これについては、かなり後付け的な理由付けのようが気がしてならない。今朝更新した「世界の新型コロナウイルス感染動向・国別データの分析」を見て頂いてい方になら明らかな通り、確かに200万人を超えて201.5万人となったが、1日の新規感染者数の増加としては+20,380人と言い方は悪いが全くの巡航速度だ。そこに加速する兆候は、この段階では見られない。世界全体で見ても、数値上はいつも通りの中南米と中東、ロシアなどの増加ペースだ。純粋に朝方発表された6月6日終了週の新規失業保険申請件数(季節調整済み)がまだ高水準にあることなどを受けて、冷や水が注がれた感じでは無いだろうか?少なくとも、感染者数の動向にサプライズ感は生じていない。
日米株式市場共にボラティリティは急上昇した
いつもお見せしている株価とボラティリティのチャートをアップデートしたので御覧に入れる。最初が日経平均株価とインプライド・ボラティリティ、次がS&P500種とVIX指数(恐怖指数)のチャートだ。

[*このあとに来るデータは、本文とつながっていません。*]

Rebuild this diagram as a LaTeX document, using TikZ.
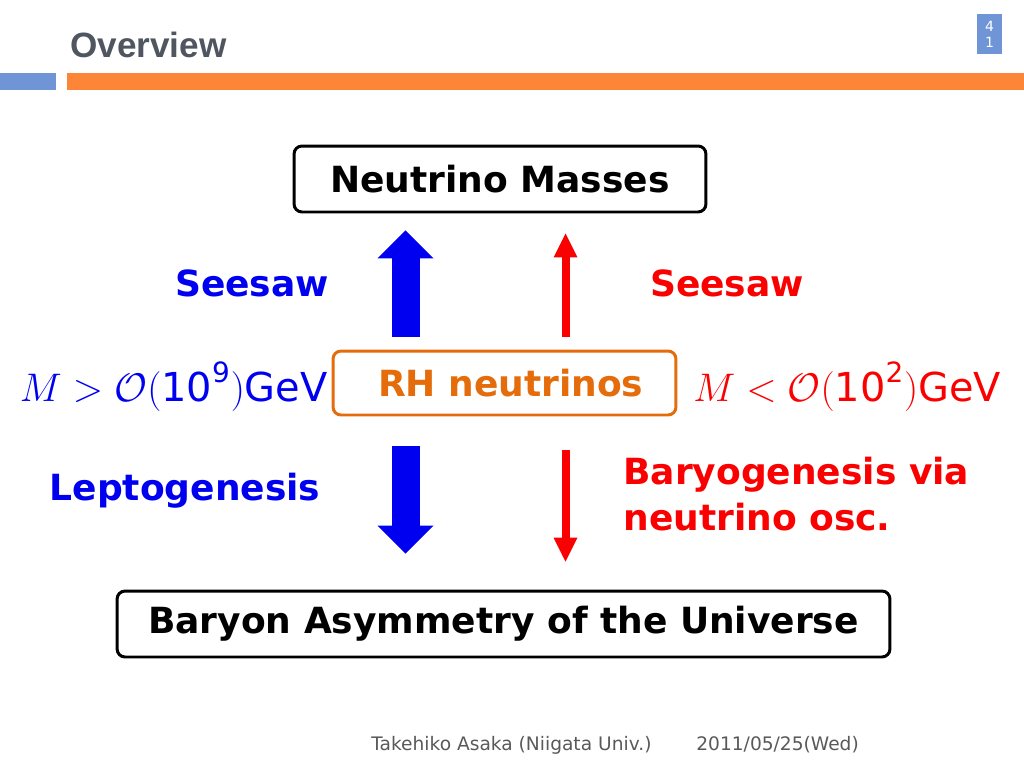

当然下落率が日経平均株価が△2.82%に対して、S&P500種が△5.89%と2倍以上になるので、米国市場の方が株価とボラティリティの負の相関具合は綺麗に表れている。実はボラティリティの上昇を伴ってのこうした下落は、楽観ムードが拡がっている時などに起こる「ヘルシーな下げ」と捉えることが出来る。良くない下げの時は、ボラティリティの上昇を伴わずにダラダラと株価だけが低下する。別な言い方をすれば、「潔い下げ」とも言える。
またこの下げでVIX指数は40.79(+13.22)まで上昇した。この水準はこの3年間の間でも充分に高いと言える。短期的な調整はあるかも知れないが、このまま3月下旬の水準を追い越していくほどの力は余程の事が無い限り難しいと思われる。